Plan sponsors often say they’re quite happy with their retirement savings plans. But is that position good enough to ensure an organization’s plan is competitive and benefits its plan members?
Some of the trends across Canada, as evident from employee requests, reflect the changing needs of the workplace. They include:
Group RRSPs or TFSAs with a DPSP component:
Alongside the move from to defined contribution plans is a further shift to group registered retirement savings plans with a deferred profit-sharing component. In fact, group RRSPs and DPSPs now outnumber defined contribution plans two to one, according to the Canadian Institutional Investment Network’s 2017 survey of capital accumulation plans. RRSPs and DPSPs offer the employee and employer more flexibility and less red tape than traditional defined contribution plans.
In addition, employers are taking less of a paternalistic approach to the group saving plan and are permitting even more flexibility on the employee portion of the contribution. Rather than monitoring employee contributions and having employees pay taxes on the withdrawals, employers are simply allowing workers to save for whichever goal they have through contributions to a tax-free savings account with an employer match in a long-term vehicle such as a DPSP. The approach offers flexibility over the employee’s funds while allowing for restrictions on withdrawals and retention inducements on the employer-contributed component.

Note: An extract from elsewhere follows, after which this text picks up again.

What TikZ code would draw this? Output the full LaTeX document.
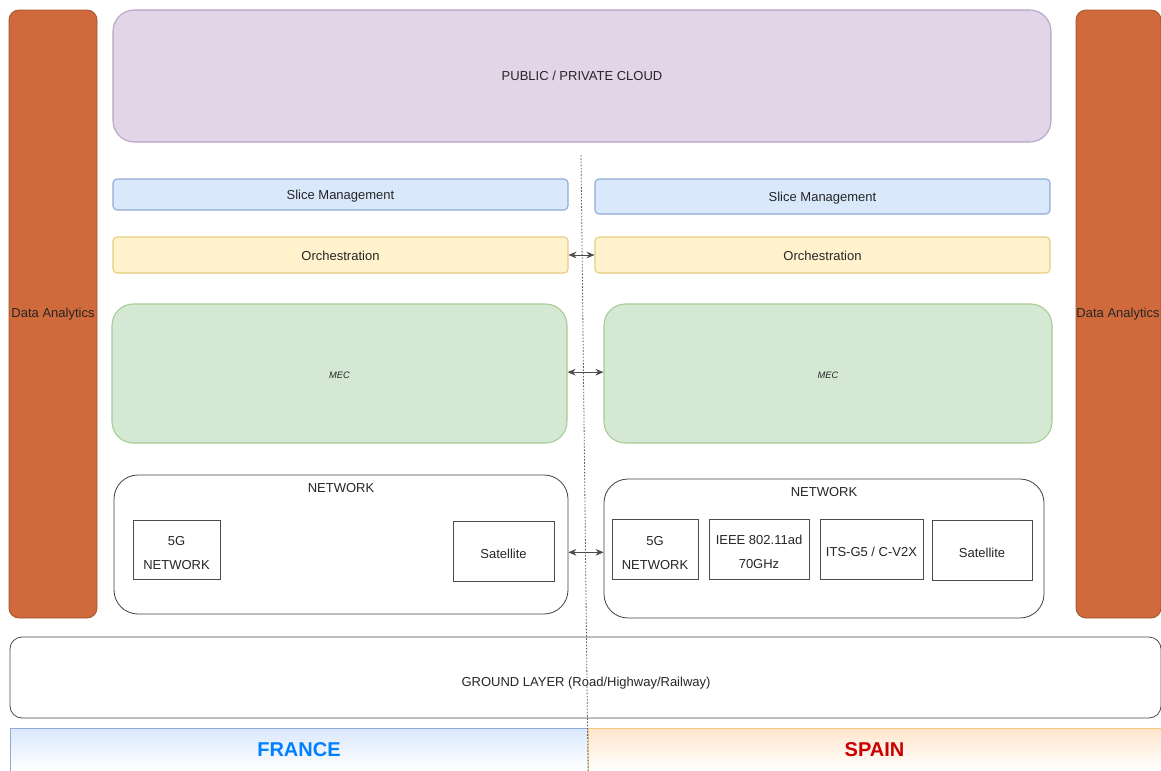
\documentclass[tikz,border=0pt]{standalone}
\usepackage{fontspec}
\setmainfont{Liberation Sans}
\usetikzlibrary{arrows.meta}
\definecolor{daFill}{HTML}{D06A3C}
\definecolor{daLine}{HTML}{A0522D}
\definecolor{cloudFill}{HTML}{E1D5E7}
\definecolor{cloudLine}{HTML}{B9A2C8}
\definecolor{sliceFill}{HTML}{DAE8FC}
\definecolor{sliceLine}{HTML}{8EAAD6}
\definecolor{orchFill}{HTML}{FFF2CC}
\definecolor{orchLine}{HTML}{E6CC80}
\definecolor{mecFill}{HTML}{D5E8D4}
\definecolor{mecLine}{HTML}{A6CC94}
\definecolor{frBlue}{HTML}{007FFF}
\definecolor{esRed}{HTML}{CC0000}
\definecolor{spainTop}{HTML}{FFE6CC}
\definecolor{spainLine}{HTML}{F0C878}
\definecolor{txt}{HTML}{262626}
\newcommand{\pxbox}[6]{\node[#1, inner sep=0pt, minimum width={(#4-#2)*0.75pt}, minimum height={(#5-#3)*0.75pt}] (#6) at ({(#2+#4)/2},{(#3+#5)/2}) {};}
\begin{document}
\begin{tikzpicture}[x=0.75pt, y=-0.75pt, font=\fontsize{9.75}{11}\selectfont, text=txt,
  da/.style={draw=daLine, fill=daFill, rounded corners=7.5pt, line width=0.6pt},
  cloud/.style={draw=cloudLine, fill=cloudFill, rounded corners=16pt, line width=0.8pt},
  slice/.style={draw=sliceLine, fill=sliceFill, rounded corners=3pt, line width=0.8pt},
  orch/.style={draw=orchLine, fill=orchFill, rounded corners=3pt, line width=0.8pt},
  mec/.style={draw=mecLine, fill=mecFill, rounded corners=16pt, line width=0.8pt},
  net/.style={draw=black!75, fill=white, rounded corners=18pt, line width=0.6pt},
  tech/.style={draw=black!70, fill=white, line width=0.6pt},
  techtxt/.style={align=center, font=\fontsize{9.75}{18}\selectfont},
  ground/.style={draw=black!70, fill=white, rounded corners=9pt, line width=0.6pt},
  link/.style={<->, >={Stealth[length=6pt,width=5pt]}, draw=black!70, line width=0.6pt}
]
\useasboundingbox (0,0) rectangle (1161,771);
% Data analytics
\pxbox{da}{9}{10}{97}{618}{daL}
\node (daLt) at (53,314) {Data Analytics};
\pxbox{da}{1076}{10}{1161}{618}{daR}
\node (daRt) at (1118,314) {Data Analytics};
% cloud
\pxbox{cloud}{113}{10}{1051}{142}{cloud}
\node at (cloud.center) {PUBLIC / PRIVATE CLOUD};
% slice
\pxbox{slice}{113}{179}{568}{210}{sliceL}
\node at ([yshift=-1.5pt]sliceL.center) {Slice Management};
\pxbox{slice}{595}{179}{1050}{214}{sliceR}
\node at ([yshift=-1.5pt]sliceR.center) {Slice Management};
% orchestration
\pxbox{orch}{113}{237}{568}{273}{orchL}
\node at ([yshift=-1pt]orchL.center) {Orchestration};
\pxbox{orch}{595}{237}{1050}{273}{orchR}
\node at ([yshift=-1pt]orchR.center) {Orchestration};
% MEC
\pxbox{mec}{112}{304}{567}{443}{mecL}
\node[font=\fontsize{7}{8}\selectfont\itshape] at ([yshift=-1.2pt]mecL.center) {MEC};
\pxbox{mec}{604}{304}{1052}{443}{mecR}
\node[font=\fontsize{7}{8}\selectfont\itshape] at ([yshift=-1.2pt]mecR.center) {MEC};
% network
\pxbox{net}{114}{475}{568}{614}{netL}
\node (netLt) at (341,488) {NETWORK};
\pxbox{net}{604}{479}{1044}{618}{netR}
\node (netRt) at (824,492) {NETWORK};
\pxbox{tech}{133}{520}{220}{579}{fgL}
\node[techtxt] at ([yshift=-3pt]fgL.center) {5G\\NETWORK};
\pxbox{tech}{453}{521}{554}{581}{satL}
\node at ([yshift=-2pt]satL.center) {Satellite};
\pxbox{tech}{612}{519}{698}{579}{fgR}
\node[techtxt] at ([yshift=-3pt]fgR.center) {5G\\NETWORK};
\pxbox{tech}{709}{519}{809}{579}{ieee}
\node[techtxt] at ([yshift=-2.5pt]ieee.center) {IEEE 802.11ad\\70GHz};
\pxbox{tech}{820}{519}{923}{579}{its}
\node at ([yshift=-2pt]its.center) {ITS-G5 / C-V2X};
\pxbox{tech}{932}{520}{1032}{580}{satR}
\node at ([yshift=-2pt]satR.center) {Satellite};
% ground
\pxbox{ground}{10}{637}{1161}{718}{ground}
\node at (586,683) {GROUND LAYER (Road/Highway/Railway)};
% countries
\node[inner sep=0pt, minimum width={578*0.75pt}, minimum height={43*0.75pt}, top color=sliceFill, bottom color=white, draw=sliceLine, line width=0.5pt] (france) at (299,749.5) {};
\node[text=frBlue, font=\fontsize{15}{16}\selectfont\bfseries] at (france.center) {FRANCE};
\node[inner sep=0pt, minimum width={573*0.75pt}, minimum height={43*0.75pt}, top color=spainTop, bottom color=white, draw=spainLine, line width=0.5pt] (spain) at (874.5,749.5) {};
\node[text=esRed, font=\fontsize{15}{16}\selectfont\bfseries] at (spain.center) {SPAIN};
% border line
\coordinate (btop) at (581,155);
\coordinate (bbot) at (588,771);
\draw[black!65, line width=0.6pt, dash pattern=on 1.2pt off 1.2pt] (btop) -- (bbot);
% links
\draw[link] (orchL.east) -- (orchR.west);
\draw[link] ([yshift=1pt]mecL.east) -- ([yshift=1pt]mecR.west);
\draw[link] ([yshift=-1pt]netL.east |- satL.center) -- ([yshift=-1pt]netR.west |- satL.center);
\end{tikzpicture}
\end{document}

Reducing investment choice in group plans:
This isn’t new, but it continues to become more popular with plan sponsors. In the past, it was common to have as many investment choices in the plan as possible, but the industry came to realize that actually prevented members from making a clear decision. So for several years, plans have been reducing their investment menus to offer only a few relevant choices, with an increased effort to include a passive/index option due to market trends and lower fees.
Reducing eligibility periods:
It used to be fairly standard to allow employees to join a group savings plan after one year of employment. But with the competitive nature of the workforce, companies have been waiving eligibility times for certain employees.
Overall, the recurring theme when it comes to plan design is listening to what employees want. If an employer can’t convince a 25-year-old employee of the value of a plan created for 40 years in the future, why wouldn’t it change some key elements to match the worker’s perception of value?